● **Brief**:
Skip every image and restate the data word for word.

++++ Data lines ++++

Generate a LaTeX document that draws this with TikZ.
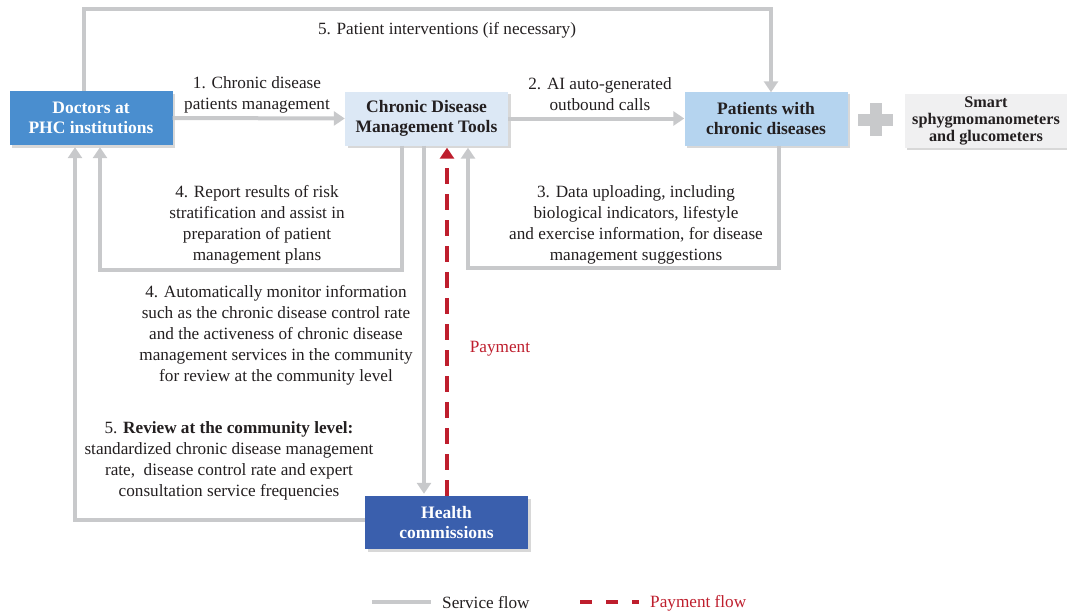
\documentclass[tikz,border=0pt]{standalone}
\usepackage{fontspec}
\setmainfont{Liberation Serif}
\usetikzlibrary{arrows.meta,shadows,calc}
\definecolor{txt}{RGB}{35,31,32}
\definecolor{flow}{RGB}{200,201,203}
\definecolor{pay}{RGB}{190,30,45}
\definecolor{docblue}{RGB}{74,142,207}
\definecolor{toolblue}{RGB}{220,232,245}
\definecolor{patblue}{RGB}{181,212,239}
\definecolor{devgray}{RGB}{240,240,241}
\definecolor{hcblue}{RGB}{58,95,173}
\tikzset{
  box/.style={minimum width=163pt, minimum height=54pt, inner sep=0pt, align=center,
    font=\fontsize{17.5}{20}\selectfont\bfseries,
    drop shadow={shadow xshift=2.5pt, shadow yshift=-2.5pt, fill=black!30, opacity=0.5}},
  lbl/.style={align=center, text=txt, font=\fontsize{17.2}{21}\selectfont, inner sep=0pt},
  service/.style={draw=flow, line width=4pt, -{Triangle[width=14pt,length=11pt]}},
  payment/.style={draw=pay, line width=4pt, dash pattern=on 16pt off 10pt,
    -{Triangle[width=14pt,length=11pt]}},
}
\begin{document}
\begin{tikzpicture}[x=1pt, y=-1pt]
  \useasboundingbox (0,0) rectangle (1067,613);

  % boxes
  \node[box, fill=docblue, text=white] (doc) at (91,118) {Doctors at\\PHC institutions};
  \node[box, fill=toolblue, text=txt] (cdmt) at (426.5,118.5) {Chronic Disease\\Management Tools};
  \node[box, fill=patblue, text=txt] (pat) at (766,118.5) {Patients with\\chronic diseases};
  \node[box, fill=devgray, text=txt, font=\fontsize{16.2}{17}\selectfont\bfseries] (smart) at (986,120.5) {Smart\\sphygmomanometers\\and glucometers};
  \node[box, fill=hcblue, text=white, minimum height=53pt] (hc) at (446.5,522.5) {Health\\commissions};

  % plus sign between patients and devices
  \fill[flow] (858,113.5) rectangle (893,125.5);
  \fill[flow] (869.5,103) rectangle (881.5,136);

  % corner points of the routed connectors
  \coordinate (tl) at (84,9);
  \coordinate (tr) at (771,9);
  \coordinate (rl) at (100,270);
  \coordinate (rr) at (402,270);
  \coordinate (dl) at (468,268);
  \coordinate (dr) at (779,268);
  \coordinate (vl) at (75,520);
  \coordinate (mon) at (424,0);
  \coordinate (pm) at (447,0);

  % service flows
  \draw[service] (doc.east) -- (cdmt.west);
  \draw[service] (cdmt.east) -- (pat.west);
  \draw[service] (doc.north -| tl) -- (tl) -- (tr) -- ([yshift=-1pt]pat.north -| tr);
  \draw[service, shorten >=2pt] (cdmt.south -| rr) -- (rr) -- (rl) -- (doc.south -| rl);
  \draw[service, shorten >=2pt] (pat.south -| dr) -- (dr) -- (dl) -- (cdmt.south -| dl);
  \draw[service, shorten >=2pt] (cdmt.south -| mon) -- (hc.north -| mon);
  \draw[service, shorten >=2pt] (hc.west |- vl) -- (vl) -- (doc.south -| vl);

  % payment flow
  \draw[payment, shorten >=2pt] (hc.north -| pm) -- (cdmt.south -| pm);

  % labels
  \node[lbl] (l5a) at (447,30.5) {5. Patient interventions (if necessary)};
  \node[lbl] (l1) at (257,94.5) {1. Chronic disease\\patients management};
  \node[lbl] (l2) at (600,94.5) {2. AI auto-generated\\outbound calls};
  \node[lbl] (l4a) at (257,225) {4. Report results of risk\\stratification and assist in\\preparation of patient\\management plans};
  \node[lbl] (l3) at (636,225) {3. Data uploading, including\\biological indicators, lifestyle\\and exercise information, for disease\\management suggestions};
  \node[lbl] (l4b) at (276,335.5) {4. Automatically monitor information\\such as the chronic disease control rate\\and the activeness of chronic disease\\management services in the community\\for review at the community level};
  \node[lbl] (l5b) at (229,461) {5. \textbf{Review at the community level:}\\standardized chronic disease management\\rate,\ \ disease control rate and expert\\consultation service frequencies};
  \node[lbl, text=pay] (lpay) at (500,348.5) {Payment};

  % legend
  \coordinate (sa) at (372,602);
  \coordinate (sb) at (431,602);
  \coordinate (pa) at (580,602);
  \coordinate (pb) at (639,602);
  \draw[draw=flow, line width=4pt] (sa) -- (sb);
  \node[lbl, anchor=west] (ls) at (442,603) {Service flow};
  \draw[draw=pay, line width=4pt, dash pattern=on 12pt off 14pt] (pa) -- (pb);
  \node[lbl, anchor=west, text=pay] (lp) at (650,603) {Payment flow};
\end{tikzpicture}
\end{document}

++++

● **The answer**:
Generate a LaTeX document that draws this with TikZ.
\documentclass[tikz,border=0pt]{standalone}
\usepackage{fontspec}
\setmainfont{Liberation Serif}
\usetikzlibrary{arrows.meta,shadows,calc}
\definecolor{txt}{RGB}{35,31,32}
\definecolor{flow}{RGB}{200,201,203}
\definecolor{pay}{RGB}{190,30,45}
\definecolor{docblue}{RGB}{74,142,207}
\definecolor{toolblue}{RGB}{220,232,245}
\definecolor{patblue}{RGB}{181,212,239}
\definecolor{devgray}{RGB}{240,240,241}
\definecolor{hcblue}{RGB}{58,95,173}
\tikzset{
  box/.style={minimum width=163pt, minimum height=54pt, inner sep=0pt, align=center,
    font=\fontsize{17.5}{20}\selectfont\bfseries,
    drop shadow={shadow xshift=2.5pt, shadow yshift=-2.5pt, fill=black!30, opacity=0.5}},
  lbl/.style={align=center, text=txt, font=\fontsize{17.2}{21}\selectfont, inner sep=0pt},
  service/.style={draw=flow, line width=4pt, -{Triangle[width=14pt,length=11pt]}},
  payment/.style={draw=pay, line width=4pt, dash pattern=on 16pt off 10pt,
    -{Triangle[width=14pt,length=11pt]}},
}
\begin{document}
\begin{tikzpicture}[x=1pt, y=-1pt]
  \useasboundingbox (0,0) rectangle (1067,613);

  % boxes
  \node[box, fill=docblue, text=white] (doc) at (91,118) {Doctors at\\PHC institutions};
  \node[box, fill=toolblue, text=txt] (cdmt) at (426.5,118.5) {Chronic Disease\\Management Tools};
  \node[box, fill=patblue, text=txt] (pat) at (766,118.5) {Patients with\\chronic diseases};
  \node[box, fill=devgray, text=txt, font=\fontsize{16.2}{17}\selectfont\bfseries] (smart) at (986,120.5) {Smart\\sphygmomanometers\\and glucometers};
  \node[box, fill=hcblue, text=white, minimum height=53pt] (hc) at (446.5,522.5) {Health\\commissions};

  % plus sign between patients and devices
  \fill[flow] (858,113.5) rectangle (893,125.5);
  \fill[flow] (869.5,103) rectangle (881.5,136);

  % corner points of the routed connectors
  \coordinate (tl) at (84,9);
  \coordinate (tr) at (771,9);
  \coordinate (rl) at (100,270);
  \coordinate (rr) at (402,270);
  \coordinate (dl) at (468,268);
  \coordinate (dr) at (779,268);
  \coordinate (vl) at (75,520);
  \coordinate (mon) at (424,0);
  \coordinate (pm) at (447,0);

  % service flows
  \draw[service] (doc.east) -- (cdmt.west);
  \draw[service] (cdmt.east) -- (pat.west);
  \draw[service] (doc.north -| tl) -- (tl) -- (tr) -- ([yshift=-1pt]pat.north -| tr);
  \draw[service, shorten >=2pt] (cdmt.south -| rr) -- (rr) -- (rl) -- (doc.south -| rl);
  \draw[service, shorten >=2pt] (pat.south -| dr) -- (dr) -- (dl) -- (cdmt.south -| dl);
  \draw[service, shorten >=2pt] (cdmt.south -| mon) -- (hc.north -| mon);
  \draw[service, shorten >=2pt] (hc.west |- vl) -- (vl) -- (doc.south -| vl);

  % payment flow
  \draw[payment, shorten >=2pt] (hc.north -| pm) -- (cdmt.south -| pm);

  % labels
  \node[lbl] (l5a) at (447,30.5) {5. Patient interventions (if necessary)};
  \node[lbl] (l1) at (257,94.5) {1. Chronic disease\\patients management};
  \node[lbl] (l2) at (600,94.5) {2. AI auto-generated\\outbound calls};
  \node[lbl] (l4a) at (257,225) {4. Report results of risk\\stratification and assist in\\preparation of patient\\management plans};
  \node[lbl] (l3) at (636,225) {3. Data uploading, including\\biological indicators, lifestyle\\and exercise information, for disease\\management suggestions};
  \node[lbl] (l4b) at (276,335.5) {4. Automatically monitor information\\such as the chronic disease control rate\\and the activeness of chronic disease\\management services in the community\\for review at the community level};
  \node[lbl] (l5b) at (229,461) {5. \textbf{Review at the community level:}\\standardized chronic disease management\\rate,\ \ disease control rate and expert\\consultation service frequencies};
  \node[lbl, text=pay] (lpay) at (500,348.5) {Payment};

  % legend
  \coordinate (sa) at (372,602);
  \coordinate (sb) at (431,602);
  \coordinate (pa) at (580,602);
  \coordinate (pb) at (639,602);
  \draw[draw=flow, line width=4pt] (sa) -- (sb);
  \node[lbl, anchor=west] (ls) at (442,603) {Service flow};
  \draw[draw=pay, line width=4pt, dash pattern=on 12pt off 14pt] (pa) -- (pb);
  \node[lbl, anchor=west, text=pay] (lp) at (650,603) {Payment flow};
\end{tikzpicture}
\end{document}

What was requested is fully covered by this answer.